Transitioning From the Military to the Civilian Workforce: The Role of Unemployment Compensation for Ex-Servicemembers
The Defense Department spent $310 million (in 2017 dollars) on unemployment benefits in 2016, down from $1 billion in 2011. Nearly half of soldiers in the active Army in 2013 applied for those benefits (that share has probably fallen).
People who leave the military often face different challenges when searching for civilian employment than people who move from one civilian job to another. The recession of 2007 to 2009 increased policymakers’ focus on how well veterans who left active-duty service during or after the recession have fared in the civilian labor market. In its new report Labor Force Experiences of Recent Veterans, CBO compares the labor market outcomes of veterans who have left active-duty service since September 2001 with the outcomes of civilians (people who have never served on active duty in the armed forces). In this companion report, CBO describes the use of unemployment benefits among service members who have recently transitioned to the civilian workforce.
Unemployed veterans who are newly separated from the military’s active component (the regular Army, Navy, Marine Corps, or Air Force) or who are deactivated after serving on active duty in the reserve component (the National Guard or Reserves) may be eligible for a special type of unemployment insurance, called Unemployment Compensation for Ex-Servicemembers (UCX). The UCX program is administered by the states on behalf of the Department of Labor, but it is paid for by the military, as the recipients’ former employer. In all, the Department of Defense (DoD) spent $310 million on UCX benefits in 2016, down from a peak of $1.0 billion in 2011. (Those amounts, which are expressed in 2017 dollars, include spending for Extended Benefits, additional weeks of unemployment benefits that are available in states with especially high unemployment rates.)
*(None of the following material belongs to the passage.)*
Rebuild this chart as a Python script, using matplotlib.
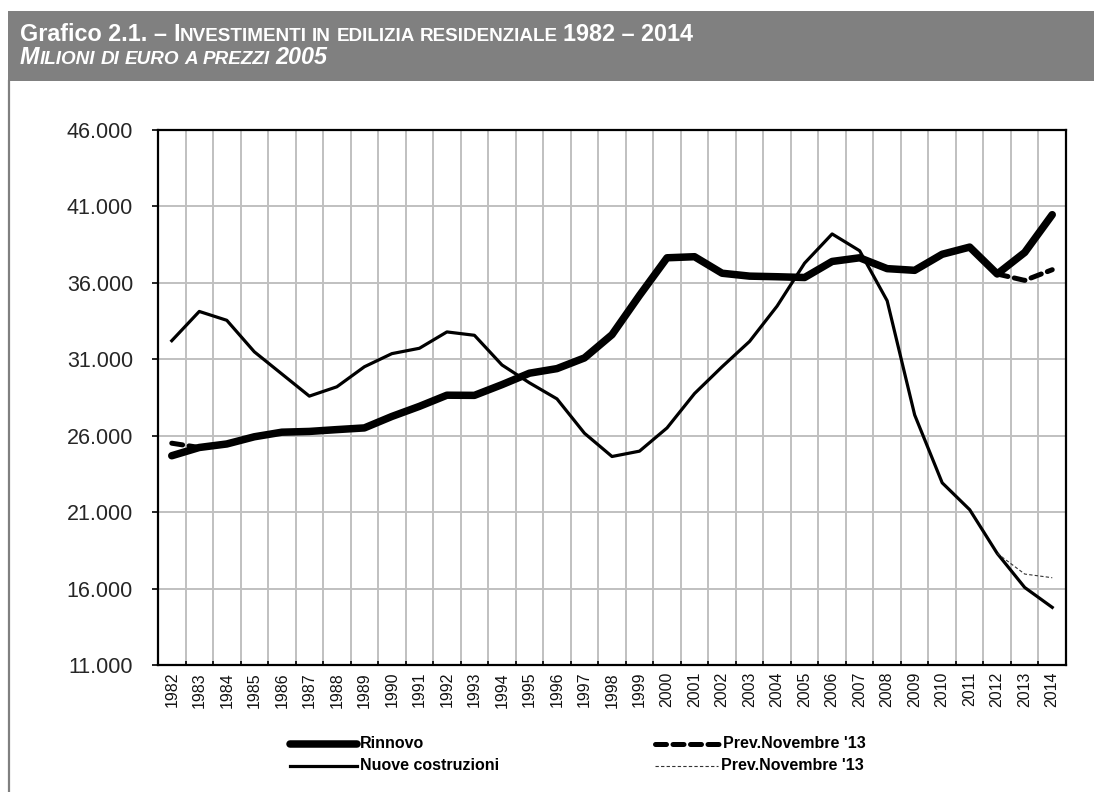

CBO analyzed data from the Army about the UCX program in fiscal year 2013 (the most recent year for which complete data were available when the analysis was conducted). In that year, nearly half of the soldiers who left the Army’s active component applied for UCX benefits, as did about 20 percent of Army reservists who had served for at least 90 days on active duty and then been deactivated. Those data are only for the Army and cover only one year, so the results do not necessarily reflect the Army’s experience in other years—particularly as the economy has improved—or the experiences of the other military services. However, because veterans generally begin receiving UCX benefits shortly after they leave the military, those data suggest that many soldiers did not or could not find a job near the end of their Army enlistment or soon thereafter.